» Work to do
Extract the lines from the start through the line that holds "const defaultOffset: [number, number]", both included, omitting all images.

....................

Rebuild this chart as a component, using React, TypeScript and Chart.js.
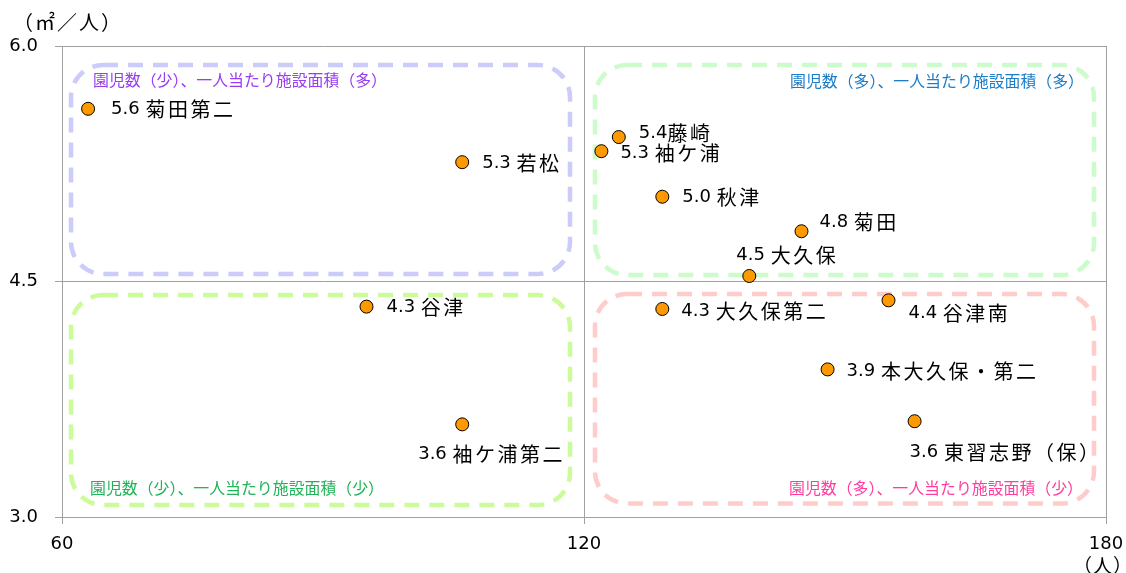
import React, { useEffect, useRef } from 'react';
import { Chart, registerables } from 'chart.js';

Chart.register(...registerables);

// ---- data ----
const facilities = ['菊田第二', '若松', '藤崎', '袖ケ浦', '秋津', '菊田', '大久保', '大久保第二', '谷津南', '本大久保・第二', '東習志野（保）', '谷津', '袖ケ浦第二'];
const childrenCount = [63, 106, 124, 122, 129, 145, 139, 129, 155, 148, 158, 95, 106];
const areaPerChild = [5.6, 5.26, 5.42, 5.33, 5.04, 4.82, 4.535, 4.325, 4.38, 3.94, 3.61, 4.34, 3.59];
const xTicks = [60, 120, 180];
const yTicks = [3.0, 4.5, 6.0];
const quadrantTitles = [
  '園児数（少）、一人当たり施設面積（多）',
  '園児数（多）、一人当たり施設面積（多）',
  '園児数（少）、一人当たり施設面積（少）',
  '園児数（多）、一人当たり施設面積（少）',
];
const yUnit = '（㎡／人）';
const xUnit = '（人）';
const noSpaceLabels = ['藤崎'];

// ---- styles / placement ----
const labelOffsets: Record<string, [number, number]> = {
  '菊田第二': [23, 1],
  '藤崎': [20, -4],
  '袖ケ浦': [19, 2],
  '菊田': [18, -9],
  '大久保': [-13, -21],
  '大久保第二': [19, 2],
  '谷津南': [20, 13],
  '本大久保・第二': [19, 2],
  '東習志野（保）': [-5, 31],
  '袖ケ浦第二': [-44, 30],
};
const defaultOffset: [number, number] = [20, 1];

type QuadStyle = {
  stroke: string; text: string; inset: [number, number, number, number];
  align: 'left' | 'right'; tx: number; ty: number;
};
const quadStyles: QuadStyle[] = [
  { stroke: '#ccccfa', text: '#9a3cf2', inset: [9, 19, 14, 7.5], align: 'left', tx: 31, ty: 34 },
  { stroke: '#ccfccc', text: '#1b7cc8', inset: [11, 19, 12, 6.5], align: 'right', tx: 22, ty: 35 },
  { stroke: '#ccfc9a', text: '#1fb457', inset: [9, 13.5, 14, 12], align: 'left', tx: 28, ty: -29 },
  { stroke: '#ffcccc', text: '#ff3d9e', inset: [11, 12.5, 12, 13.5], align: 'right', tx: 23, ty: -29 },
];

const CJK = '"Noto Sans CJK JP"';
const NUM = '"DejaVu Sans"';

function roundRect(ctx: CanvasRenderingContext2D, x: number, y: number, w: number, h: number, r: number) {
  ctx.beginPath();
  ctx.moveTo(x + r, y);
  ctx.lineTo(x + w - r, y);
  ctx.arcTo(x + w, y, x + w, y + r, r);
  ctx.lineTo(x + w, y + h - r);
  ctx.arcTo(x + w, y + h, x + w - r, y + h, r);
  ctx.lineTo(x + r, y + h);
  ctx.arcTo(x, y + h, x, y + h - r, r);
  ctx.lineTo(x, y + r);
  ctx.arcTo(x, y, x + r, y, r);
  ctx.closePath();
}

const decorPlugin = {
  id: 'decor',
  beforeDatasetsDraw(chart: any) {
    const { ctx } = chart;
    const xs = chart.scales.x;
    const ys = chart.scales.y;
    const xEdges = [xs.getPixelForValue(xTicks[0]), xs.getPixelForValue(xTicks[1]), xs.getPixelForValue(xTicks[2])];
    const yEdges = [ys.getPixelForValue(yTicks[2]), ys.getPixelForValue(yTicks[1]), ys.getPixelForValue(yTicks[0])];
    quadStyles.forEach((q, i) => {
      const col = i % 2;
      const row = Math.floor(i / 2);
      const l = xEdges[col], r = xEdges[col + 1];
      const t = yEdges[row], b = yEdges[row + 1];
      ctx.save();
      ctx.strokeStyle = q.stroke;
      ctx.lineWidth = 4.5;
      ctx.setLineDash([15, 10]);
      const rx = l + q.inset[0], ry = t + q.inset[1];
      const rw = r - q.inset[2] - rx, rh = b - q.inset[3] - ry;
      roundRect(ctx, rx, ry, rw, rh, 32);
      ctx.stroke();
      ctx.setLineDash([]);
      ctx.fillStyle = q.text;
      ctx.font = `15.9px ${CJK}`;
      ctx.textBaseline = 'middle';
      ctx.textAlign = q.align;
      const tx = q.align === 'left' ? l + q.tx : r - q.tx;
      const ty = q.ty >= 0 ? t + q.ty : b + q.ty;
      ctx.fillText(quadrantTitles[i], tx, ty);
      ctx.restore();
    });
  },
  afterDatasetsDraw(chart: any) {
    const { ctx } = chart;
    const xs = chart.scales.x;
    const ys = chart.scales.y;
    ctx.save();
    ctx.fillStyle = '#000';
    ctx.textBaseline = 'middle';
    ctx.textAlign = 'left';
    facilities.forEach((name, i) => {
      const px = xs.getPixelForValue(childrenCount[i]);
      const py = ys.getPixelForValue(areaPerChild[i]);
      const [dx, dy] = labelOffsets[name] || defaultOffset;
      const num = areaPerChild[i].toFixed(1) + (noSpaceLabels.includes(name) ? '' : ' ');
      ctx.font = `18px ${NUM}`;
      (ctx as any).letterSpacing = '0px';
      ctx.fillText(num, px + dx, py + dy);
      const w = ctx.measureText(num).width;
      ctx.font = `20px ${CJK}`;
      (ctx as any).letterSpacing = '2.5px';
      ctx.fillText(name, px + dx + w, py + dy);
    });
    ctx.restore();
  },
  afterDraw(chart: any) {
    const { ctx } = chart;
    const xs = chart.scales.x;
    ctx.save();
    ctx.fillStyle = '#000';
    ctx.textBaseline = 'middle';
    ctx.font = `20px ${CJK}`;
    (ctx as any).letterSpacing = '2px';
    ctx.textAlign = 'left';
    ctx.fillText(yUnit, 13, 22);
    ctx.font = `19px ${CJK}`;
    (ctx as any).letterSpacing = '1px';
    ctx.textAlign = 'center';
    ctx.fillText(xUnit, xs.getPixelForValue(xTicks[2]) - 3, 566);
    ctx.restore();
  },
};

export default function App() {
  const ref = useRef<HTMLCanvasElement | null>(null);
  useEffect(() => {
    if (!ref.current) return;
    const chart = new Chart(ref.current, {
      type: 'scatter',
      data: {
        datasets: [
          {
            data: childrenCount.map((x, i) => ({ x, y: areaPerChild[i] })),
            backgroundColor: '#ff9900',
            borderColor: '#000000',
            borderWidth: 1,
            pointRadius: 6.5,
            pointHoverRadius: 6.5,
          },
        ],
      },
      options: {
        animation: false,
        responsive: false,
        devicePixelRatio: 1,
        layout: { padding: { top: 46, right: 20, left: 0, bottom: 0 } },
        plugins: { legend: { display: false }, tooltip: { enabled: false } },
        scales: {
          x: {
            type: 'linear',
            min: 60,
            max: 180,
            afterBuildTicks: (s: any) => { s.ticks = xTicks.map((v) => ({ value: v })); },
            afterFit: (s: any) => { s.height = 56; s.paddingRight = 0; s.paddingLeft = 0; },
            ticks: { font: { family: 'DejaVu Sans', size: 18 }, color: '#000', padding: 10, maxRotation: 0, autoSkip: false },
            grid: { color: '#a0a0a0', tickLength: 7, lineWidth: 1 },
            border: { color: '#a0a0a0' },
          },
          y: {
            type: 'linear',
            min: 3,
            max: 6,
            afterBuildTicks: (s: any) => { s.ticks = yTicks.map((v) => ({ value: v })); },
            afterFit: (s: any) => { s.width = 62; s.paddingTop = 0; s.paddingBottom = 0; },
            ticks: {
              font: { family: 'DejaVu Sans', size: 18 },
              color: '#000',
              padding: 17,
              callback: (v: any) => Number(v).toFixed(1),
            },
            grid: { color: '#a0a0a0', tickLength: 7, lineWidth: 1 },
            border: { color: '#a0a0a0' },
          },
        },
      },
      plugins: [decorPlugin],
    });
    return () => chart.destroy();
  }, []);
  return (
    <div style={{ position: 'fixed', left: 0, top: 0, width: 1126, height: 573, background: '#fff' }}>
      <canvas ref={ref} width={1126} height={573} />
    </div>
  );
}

....................

» Solution for this problem
Rebuild this chart as a component, using React, TypeScript and Chart.js.
import React, { useEffect, useRef } from 'react';
import { Chart, registerables } from 'chart.js';

Chart.register(...registerables);

// ---- data ----
const facilities = ['菊田第二', '若松', '藤崎', '袖ケ浦', '秋津', '菊田', '大久保', '大久保第二', '谷津南', '本大久保・第二', '東習志野（保）', '谷津', '袖ケ浦第二'];
const childrenCount = [63, 106, 124, 122, 129, 145, 139, 129, 155, 148, 158, 95, 106];
const areaPerChild = [5.6, 5.26, 5.42, 5.33, 5.04, 4.82, 4.535, 4.325, 4.38, 3.94, 3.61, 4.34, 3.59];
const xTicks = [60, 120, 180];
const yTicks = [3.0, 4.5, 6.0];
const quadrantTitles = [
  '園児数（少）、一人当たり施設面積（多）',
  '園児数（多）、一人当たり施設面積（多）',
  '園児数（少）、一人当たり施設面積（少）',
  '園児数（多）、一人当たり施設面積（少）',
];
const yUnit = '（㎡／人）';
const xUnit = '（人）';
const noSpaceLabels = ['藤崎'];

// ---- styles / placement ----
const labelOffsets: Record<string, [number, number]> = {
  '菊田第二': [23, 1],
  '藤崎': [20, -4],
  '袖ケ浦': [19, 2],
  '菊田': [18, -9],
  '大久保': [-13, -21],
  '大久保第二': [19, 2],
  '谷津南': [20, 13],
  '本大久保・第二': [19, 2],
  '東習志野（保）': [-5, 31],
  '袖ケ浦第二': [-44, 30],
};
const defaultOffset: [number, number] = [20, 1];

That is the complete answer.